An EMS works by collecting information from a variety of sources and plugging this data back into the system. Therefore, it is crucial that the technology is capable of tracking the most relevant metrics that go into sustainability calculations. In order to define what kind of data needs to be monitored, look at the data the organization is already tracking and whether it is providing a sufficiently clear idea of energy expenditure. The actual software program can be configured to accept a variety of different inputs, from instant smart-meter readings or sensors to manual-input variables. It is vital to ensure that the software is able to track the types of metrics that the organization values most. Many EMS technologies come with a baseline set of features with the potential to add-on more features to suit specific client needs. Broadly speaking, the choice of software often comes down to the scope of features it provides. If you are looking for a top-to-bottom sustainability solution, you will likely be disappointed with a provider who specializes in tracking one type of metric, such as energy consumption only.
The monitoring and engagement functions of the EMS rely on analyzing the reported data. EMS software collects a wide range of data, so it is crucial to define and prioritize the data that will be most useful and relevant to the company. The monitoring function analyzes the collected data relative to a series of key performance indicators (KPIs). This comparison yields data that can help evaluate the success of environmental tracking and saving initiatives, flagging processes or equipment that are using excessive amounts of energy. Beyond that, a software’s monitoring function can also help identify problems with equipment: whether it is operating less than optimally, in need of repair, or failing. This can help prevent critical issues and reduce operating expenses. The monitoring function can often be customized to account for variations in performance due to external factors. For instance, seasonal fluctuations can affect a variable such as equipment temperature, so that the range of acceptable readings may vary depending on whether it is a hot or cold day. All in all, the best EMS software choice will report on the desired metrics and objectives, reduce operating costs, flag problems, and account for potential externalities.

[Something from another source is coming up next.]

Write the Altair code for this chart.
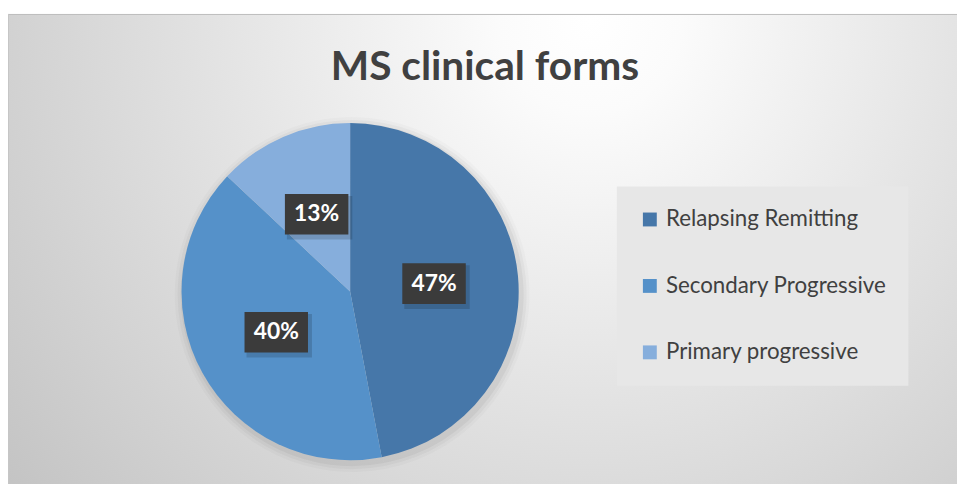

An overlooked but critical aspect of selecting an EMS software is the compatibility of the technology with the workplace, teams, and employees that will be using it every single day. Regardless of how advanced the technology is, it cannot reach its full potential unless it is compatible with the way employees already perform job-related tasks. There are many sub-questions that accompany this part of the decision-making process. For instance, does the software facilitate mobile use, allowing employees to engage with it on-the-go, or does it require employees to be largely desk-bound? Imposing an incompatible technology can greatly impair the productivity of the EMS and the data it yields. Finally, EMS technology also offers forms of dynamic engagement. This can be anything from a summary of resource use and tips on reducing energy loss, to real-time alerts that help shorten response time and address immediate problems. This function may be important for those companies who would like to raise awareness of the link between behavior and energy conservation, and how that impacts both the organization’s carbon footprint and its bottom line.
As mentioned above, the EMS software should be compatible with the way employees already work. In addition to that, a further step to success is folding the technology into the company’s culture. The EMS software is much more likely to reach its full potential if it is embraced by employees, rather than simply accepted by them. Full employee buy-in makes the entire EMS initiative, of which the technology is only one component, more likely to succeed. Clearly, bringing employees up to speed on navigating the software is a crucial part of implementation through change management, especially if this is the first time the EMS is being transitioned to a software platform. Ideally, this onboarding should be completed well before the official launch date, knowing that there will likely be a learning curve for many employees. During this time, it is imperative to solicit and acknowledge employee feedback to help identify any gaps or confusion that may exist. Addressing these concerns prior to implementation can help reduce unexpected or serious concerns when the system is up and running. It is important to weigh two competing considerations: choosing a more complicated operating system that ticks all the boxes for reporting, monitoring, and engagement, and the length of time that the company should dedicate to training employees on the new technology.